*Your objective*: Leave out the images and repeat the listing below without a single change.

-------------------------

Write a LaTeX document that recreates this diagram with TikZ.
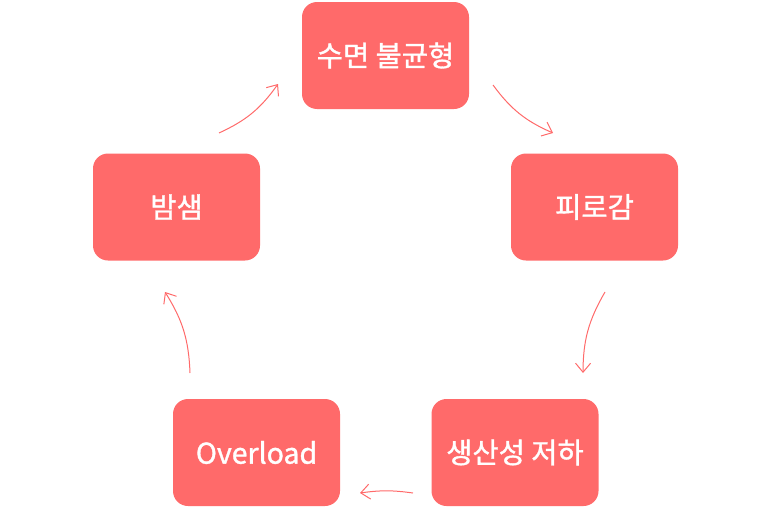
\documentclass[tikz,border=0pt]{standalone}
\usepackage{fontspec}
\setmainfont{Noto Sans CJK KR}
\newfontfamily\boxfont{Noto Sans CJK KR}[FakeBold=1.2]
\usetikzlibrary{arrows.meta}
\definecolor{coral}{HTML}{FF6A6A}
\tikzset{
  box/.style={fill=coral, rounded corners=15pt, minimum width=167pt, minimum height=107pt, inner sep=0pt, text=white, font=\boxfont\fontsize{28.5}{33}\selectfont},
  cyc/.style={draw=coral, line width=1pt, -{Straight Barb[length=9pt,width=15pt]}}
}
\begin{document}
\begin{tikzpicture}[x=1pt,y=-1pt]
\useasboundingbox (0,0) rectangle (770,514);
\node[box] (sleep) at (385.5,55.5) {수면 불균형};
\node[box] (tired) at (594.5,207) {피로감};
\node[box] (prod) at (515,452.5) {생산성 저하};
\node[box] (over) at (256.5,452.5) {Overload};
\node[box] (night) at (176.5,207) {밤샘};
\coordinate (a1s) at (219,133);
\coordinate (a1e) at (278,84);
\coordinate (a2s) at (493,85);
\coordinate (a2e) at (553,133);
\coordinate (a3s) at (605,292);
\coordinate (a3e) at (583,373);
\coordinate (a4s) at (413,493);
\coordinate (a4e) at (360,493);
\coordinate (a5s) at (190,373);
\coordinate (a5e) at (165,292);
\draw[cyc] (a1s) to[bend right=15] (a1e);
\draw[cyc] (a2s) to[bend right=15] (a2e);
\draw[cyc] (a3s) to[bend right=15] (a3e);
\draw[cyc] (a4s) to[bend right=8] (a4e);
\draw[cyc] (a5s) to[bend right=15] (a5e);
\end{tikzpicture}
\end{document}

-------------------------

*Complete answer*:
Write a LaTeX document that recreates this diagram with TikZ.
\documentclass[tikz,border=0pt]{standalone}
\usepackage{fontspec}
\setmainfont{Noto Sans CJK KR}
\newfontfamily\boxfont{Noto Sans CJK KR}[FakeBold=1.2]
\usetikzlibrary{arrows.meta}
\definecolor{coral}{HTML}{FF6A6A}
\tikzset{
  box/.style={fill=coral, rounded corners=15pt, minimum width=167pt, minimum height=107pt, inner sep=0pt, text=white, font=\boxfont\fontsize{28.5}{33}\selectfont},
  cyc/.style={draw=coral, line width=1pt, -{Straight Barb[length=9pt,width=15pt]}}
}
\begin{document}
\begin{tikzpicture}[x=1pt,y=-1pt]
\useasboundingbox (0,0) rectangle (770,514);
\node[box] (sleep) at (385.5,55.5) {수면 불균형};
\node[box] (tired) at (594.5,207) {피로감};
\node[box] (prod) at (515,452.5) {생산성 저하};
\node[box] (over) at (256.5,452.5) {Overload};
\node[box] (night) at (176.5,207) {밤샘};
\coordinate (a1s) at (219,133);
\coordinate (a1e) at (278,84);
\coordinate (a2s) at (493,85);
\coordinate (a2e) at (553,133);
\coordinate (a3s) at (605,292);
\coordinate (a3e) at (583,373);
\coordinate (a4s) at (413,493);
\coordinate (a4e) at (360,493);
\coordinate (a5s) at (190,373);
\coordinate (a5e) at (165,292);
\draw[cyc] (a1s) to[bend right=15] (a1e);
\draw[cyc] (a2s) to[bend right=15] (a2e);
\draw[cyc] (a3s) to[bend right=15] (a3e);
\draw[cyc] (a4s) to[bend right=8] (a4e);
\draw[cyc] (a5s) to[bend right=15] (a5e);
\end{tikzpicture}
\end{document}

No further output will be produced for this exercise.